Pensa che Sportelli analoghi si potrebbero facilmente aprire anche in altre carceri? Certamente a Bollate la nascita e crescita dello Sportello Giuridico è stata resa possibile non solo dalla intelligente lettura delle prospettive del servizio da parte della direttrice, ma anche da condizioni oggettive, non ultima la prevalenza di definitivi nella popolazione detenuta, che non dappertutto possono verificarsi. Oggi il seme sembra stia dando buoni frutti e siamo a disposizione per ogni consiglio e considerazione che possa servire a crearlo e farlo crescere anche altrove.
Dalla tesi di laurea di Stefania Caldara, sul tema “La tutela del diritto all’informazione del detenuto”, discussa nel 2004 all’Università statale di Milano “Ho trascorso diverse giornate allo Sportello Giuridico. Nell’ufficio è un continuo parlare di articoli, di leggi in uscita, di provvedimenti in corso. I detenuti si confrontano, si discute davvero di diritto. Se qualcuno è stato autorizzato a venire qui e pone una domanda, i presenti si consultano e poi danno risposte”. (…) Ho accompagnato anche il gruppo in più occasioni nei reparti. Si consegna la lista agli agenti, i quali fanno scendere i detenuti dai piani e uno per uno li fanno entrare nella stanza che viene momentaneamente assegnata per lo Sportello. Il volontario presente ascolta la richiesta e rende il parere, se possibile. Anche gli operatori detenuti collaborano e uno di loro fa da segretario e registra il tutto nel computer. Mi sembra interessante presentare alcuni casi di cui ho avuto conoscenza: Un uomo in attesa che la moglie partorisca è molto in ansia, chiede come potrà vedere il bambino… Un altro è molto arrabbiato perché non gli hanno assegnato l’affidamento in prova nonostante avesse un lavoro, che ora rischia di perdere. Un ragazzo si dichiara innocente e vuole sapere se può fare appello.
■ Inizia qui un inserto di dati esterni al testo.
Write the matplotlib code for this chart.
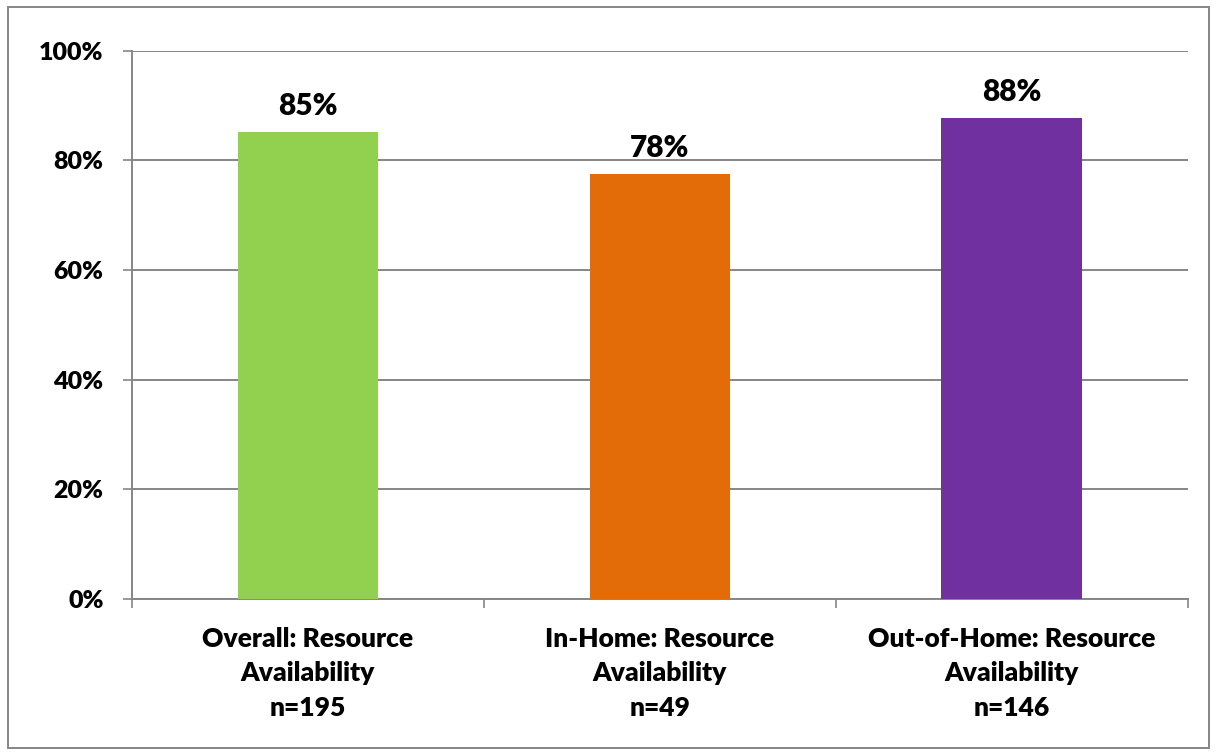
import matplotlib.pyplot as plt
from matplotlib.patches import Rectangle

categories = ["Overall: Resource\nAvailability\nn=195",
              "In-Home: Resource\nAvailability\nn=49",
              "Out-of-Home: Resource\nAvailability\nn=146"]
values = [85.2, 77.5, 87.7]
colors = ["#92D050", "#E36C09", "#7030A0"]
yticks = [0, 20, 40, 60, 80, 100]

plt.rcParams['font.family'] = ['Lato', 'DejaVu Sans']
plt.rcParams['font.weight'] = 'heavy'

grey = "#868686"
fig = plt.figure(figsize=(12.17, 7.55), dpi=100)
ax = fig.add_axes([0.1085, 0.2066, 0.8675, 0.7264])

x = list(range(len(categories)))
bars = ax.bar(x, values, width=0.4, color=colors, zorder=3)

for bar, v in zip(bars, values):
    ax.text(bar.get_x() + bar.get_width() / 2, v + 2.2, f"{round(v)}%",
            ha='center', va='bottom', fontsize=21.5, fontweight='heavy')

ax.set_xlim(-0.5, 2.5)
ax.set_ylim(0, 100)
ax.set_yticks(yticks)
ax.set_yticklabels([f"{t}%" for t in yticks])
ax.yaxis.grid(True, color=grey, linewidth=1.4, zorder=0)

ax.set_xticks(x)
ax.set_xticklabels(categories, linespacing=1.53, fontsize=19)
ax.set_xticks([-0.5, 0.5, 1.5, 2.5], minor=True)
ax.tick_params(axis='x', which='major', length=0, pad=20)
ax.tick_params(axis='x', which='minor', length=6.5, width=1.2, color=grey)
ax.tick_params(axis='y', length=6.5, width=1.2, color=grey, pad=14, labelsize=18)

for s in ['top', 'right']:
    ax.spines[s].set_visible(False)
for s in ['left', 'bottom']:
    ax.spines[s].set_color(grey)
    ax.spines[s].set_linewidth(1.4)

# outer frame around the whole chart
fig.patches.append(Rectangle((8 / 1217, 7 / 755), 1201 / 1217, 741 / 755,
                             transform=fig.transFigure, fill=False,
                             edgecolor=grey, linewidth=1.4))

fig.savefig("out.png", dpi=100)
È privo di fondi e quindi gli è stato spiegato del gratuito patrocinio e di fare la nomina del difensore al più presto per il secondo grado del processo… Un altro non capisce nell’ordine di esecuzione della pena per quali reati è stato condannato (vi è solo l’elenco degli articoli) e chiede se è prevista anche la sua espulsione dall’Italia”. (…) Credo questo sia un esperimento importantissimo, produttivo di benefici per tutti: per gli utenti detenuti innanzitutto, ma anche per l’area trattamentale, che in carenza di organico non può seguire tutti e trascura quel tipo di sostegno, per la direzione che ha un buon ritorno di immagine e di mantenimento dell’ordine, e… in fondo anche per la giustizia. Un’attività del genere va davvero nel senso di rendere effettivo l’esercizio dei diritti attraverso l’informazione e prescinde dalle possibilità economiche dell’utente e della sua capacità di scegliere un buon avvocato”.